I didn’t plan on anything bigger when I took the microphone in front of a small crowd by the beach in Sydney a few months ago. I was just tired. Tired of my efforts and the efforts of the women surf community not being recognised as equal to the efforts of men. Tired, and mad.

I had just won the women’s division of a community club surf contest. It was a sunny afternoon at the end of April and the waves weren’t great. I’d looked at the novelty cheques on the table before the presentation started to confirm my suspicions that the prize money wasn’t equal. The winner of the men’s was set to receive $4,000 and the winner of the women’s $1,500. If they ask me to speak, I thought, I’m going to have to call them out.

So that’s what I did. I couldn’t really plan what to say. The words came out, my hand on the microphone shook and I didn’t really know where to look. The sun was in my eyes. “I finally won something,” I started. Don’t say it, don’t say it, don’t say it. “Thank you to the sponsors for the money they put into the event but it’s a bittersweet victory knowing that my surfing is worth less than half of the men’s prize money.” Ok, I said it.

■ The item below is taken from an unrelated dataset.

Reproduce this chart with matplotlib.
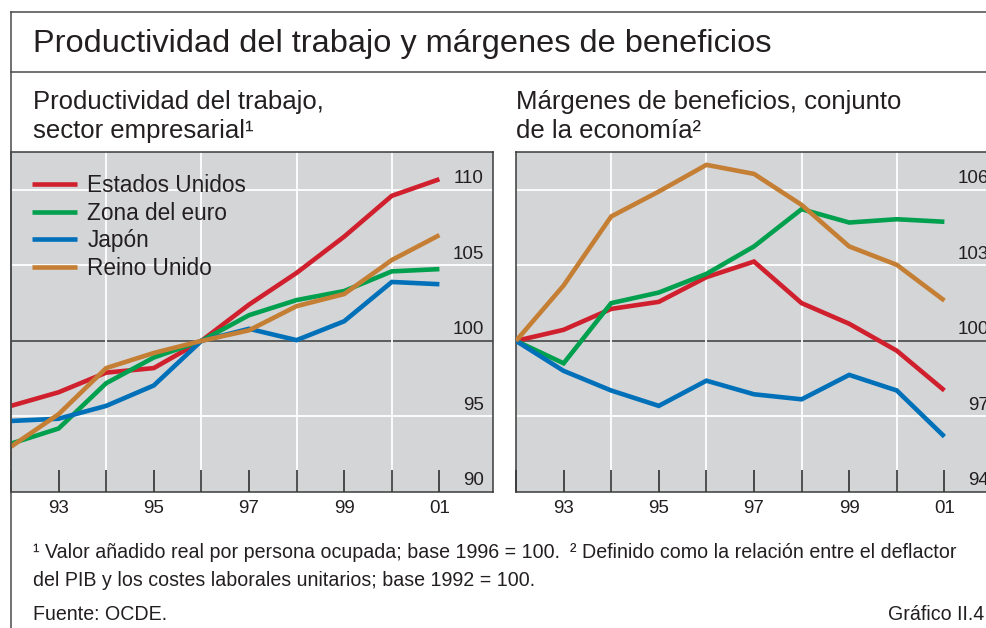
import numpy as np
import matplotlib.pyplot as plt
from matplotlib import font_manager
from matplotlib.lines import Line2D

# ----------------------------------------------------------------------
# Data
# ----------------------------------------------------------------------

years = [1992, 1993, 1994, 1995, 1996, 1997, 1998, 1999, 2000, 2001]
series_names = ['Estados Unidos', 'Zona del euro', 'Japón', 'Reino Unido']

# labour productivity, business sector (1996 = 100)
prod_us = [95.7, 96.6, 97.9, 98.2, 100.0, 102.4, 104.5, 106.9, 109.6, 110.7]
prod_euro = [93.2, 94.2, 97.2, 98.9, 100.0, 101.7, 102.7, 103.3, 104.6, 104.75]
prod_jp = [94.7, 94.85, 95.7, 97.05, 100.0, 100.8, 100.05, 101.3, 103.9, 103.75]
prod_uk = [93.0, 95.15, 98.2, 99.2, 100.0, 100.7, 102.3, 103.1, 105.35, 107.0]

# profit margins, whole economy (1992 = 100)
marg_us = [100.0, 100.44, 101.27, 101.55, 102.53, 103.15, 101.5, 100.68, 99.61, 98.03]
marg_euro = [100.0, 99.11, 101.5, 101.92, 102.66, 103.75, 105.23, 104.7, 104.83, 104.73]
marg_jp = [100.0, 98.81, 98.03, 97.42, 98.42, 97.88, 97.68, 98.65, 98.03, 96.2]
marg_uk = [100.0, 102.2, 104.94, 105.93, 106.99, 106.63, 105.4, 103.75, 103.02, 101.6]

left_yticks = [90, 95, 100, 105, 110]
right_yticks = [94, 97, 100, 103, 106]
xtick_labels = ['', '93', '', '95', '', '97', '', '99', '', '01']

colors = ['#d0202e', '#00a04e', '#0070b9', '#c47f35']

# ----------------------------------------------------------------------
# Fonts
# ----------------------------------------------------------------------

names = {f.name for f in font_manager.fontManager.ttflist}
main_font = 'Liberation Sans'
if 'Liberation Sans Narrow' in names:
    note_font, note_size = 'Liberation Sans Narrow', 15.5
else:
    note_font, note_size = 'Liberation Sans', 14.1

plt.rcParams['font.family'] = [main_font, 'DejaVu Sans']
txt = '#231f20'
bg = '#d4d5d7'

W, H = 986, 628
fig = plt.figure(figsize=(W / 100, H / 100), dpi=100)


def fx(px):
    return px / W


def fy(py):
    return 1 - py / H


def make_panel(left_px, data, yticks, ylim):
    ax = fig.add_axes([fx(left_px), fy(492), 482 / W, 340 / H])
    ax.set_facecolor(bg)
    ax.set_xlim(1992, 1992 + 482 / 47.6)
    ax.set_ylim(*ylim)
    for y in yticks:
        if y == 100:
            ax.axhline(y, color='#3a3a3a', lw=1.1, zorder=1)
        elif y != ylim[0]:
            ax.axhline(y, color='white', lw=1.3, zorder=1)
        ax.annotate(str(y), xy=(1, y), xycoords=('axes fraction', 'data'),
                    xytext=(-6.5, 2), textcoords='offset points',
                    ha='right', va='bottom', fontsize=13.5, color=txt)
    for yr in years[2::2]:
        ax.axvline(yr, color='white', lw=1.3, zorder=1)
    for vals, c, name in zip(data, colors, series_names):
        ax.plot(years, vals, color=c, lw=3.3, label=name, zorder=3,
                solid_capstyle='butt', solid_joinstyle='miter')
    ax.set_xticks(years)
    ax.set_xticklabels(xtick_labels)
    ax.set_yticks([])
    ax.tick_params(axis='x', direction='in', length=16, width=1.1,
                   color='#222222', labelsize=13.5, labelcolor=txt, pad=6)
    for s in ax.spines.values():
        s.set_color('#3a3a3a')
        s.set_linewidth(1.1)
    return ax


ax1 = make_panel(11, [prod_us, prod_euro, prod_jp, prod_uk], left_yticks, (90, 112.5))
ax2 = make_panel(516, [marg_us, marg_euro, marg_jp, marg_uk], right_yticks, (94, 107.5))

ax1.legend(loc='upper left', bbox_to_anchor=(fx(32), fy(174)),
           bbox_transform=fig.transFigure, frameon=False, fontsize=16.3,
           handlelength=2.0, handletextpad=0.45, labelspacing=0.2,
           borderpad=0, borderaxespad=0, labelcolor=txt)

# frame lines
frame = '#4a4a4a'
fig.add_artist(Line2D([fx(11), fx(11)], [0, fy(12)], transform=fig.transFigure,
                      color=frame, lw=1.1))
fig.add_artist(Line2D([fx(11), 1], [fy(12), fy(12)], transform=fig.transFigure,
                      color=frame, lw=1.1))
fig.add_artist(Line2D([fx(11), 1], [fy(72), fy(72)], transform=fig.transFigure,
                      color=frame, lw=1.1))

# titles
fig.text(fx(33), fy(44), 'Productividad del trabajo y márgenes de beneficios',
         fontsize=23.4, color=txt, va='center')
fig.text(fx(33), fy(102), 'Productividad del trabajo,', fontsize=18.5, color=txt, va='center')
fig.text(fx(33), fy(131), 'sector empresarial¹', fontsize=18.5, color=txt, va='center')
fig.text(fx(516), fy(102), 'Márgenes de beneficios, conjunto', fontsize=18.5, color=txt, va='center')
fig.text(fx(516), fy(131), 'de la economía²', fontsize=18.5, color=txt, va='center')

# footnotes
note = dict(fontsize=note_size, family=note_font, color=txt, va='center')
fig.text(fx(33), fy(553), '¹ Valor añadido real por persona ocupada; base 1996 = 100.', **note)
fig.text(fx(570), fy(553), '² Definido como la relación entre el deflactor', **note)
fig.text(fx(33), fy(580), 'del PIB y los costes laborales unitarios; base 1992 = 100.', **note)
fig.text(fx(33), fy(614), 'Fuente: OCDE.', **note)
fig.text(fx(984), fy(614), 'Gráfico II.4', ha='right', **note)

fig.savefig('out.png', dpi=100)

I was scared. I had taken a cheque for $1,500 dollars and told the person who’d given it to me that it wasn’t enough. I was scared because the culture of the surf industry, since it’s dawn, has told women that we don’t belong. It’s a culture of hyper-masculinity from line-ups in the water, sexist sponsorship deals and advertising, to industry jobs and media that repeatedly tell women that men are the real surfers and women are just a footnote. It’s this culture that gives small community clubs like the one that organised the event I’d just won, permission to give women less, because they deserve less.

The media frenzy that followed told me that the world is ready for change. I have never experienced anything like I did for the weeks that followed – the video of my call out speech went viral and I appeared on every major news channel in Australia. I was walking down the main road near my house one day a while after and I heard a voice yell: “congratulations on the surfing.” Countless people asked me over the weeks that followed, “are you that surfer from that video?” It was surreal, if I am being completely honest. Even writing this now, the memory feels like it might not even be mine.

During my time doing countless interviews and talking to people non-stop about the issue, I talked about meaningful change. That this event was a symptom of a wider system of discrimination against women athletes and we need to work toward meaningful, widespread change. So, when I finally had a moment to reflect, the two things I thought about were that a) I’m still mad, and b) what am I going to do now?

The media response to my equal prize-money call-out led to the governing body of surfing to update their rulebook to include equal prize-money as a requirement for affiliated clubs and organisations. This however, I realised, is not comprehensive enough. It’s not binding. Organisations not affiliated can still do whatever they like. It does nothing to shift cultural attitudes. And as easily as the rulebook could be updated to include this, in the future it can be changed again. So, I started to think about how to change the state law.

Now, as this will be published four months later, along with a selection of athletes, surfers and lawyers (and surfing lawyers) I am launching a campaign called Equal Pay for Equal Play that is pushing for changes to the way NSW government funding is allocated to sporting clubs and organisations to include gender equity as a condition of eligibility for grants and tenders. Please look out for our soon to be live petition.

So, on that sunny afternoon, as I held the mic in my shaking hand, I had no idea that my decision to speak up would cartwheel me into the position I am in now. But I realise wholeheartedly, that by speaking up I hope I can both encourage others to take a deep breath and speak up in the face of injustice as well as let anyone who is reinforcing the gender hierarchy of old know, that their time has come.

 We women are strong, we’re equal, and we’re here for change.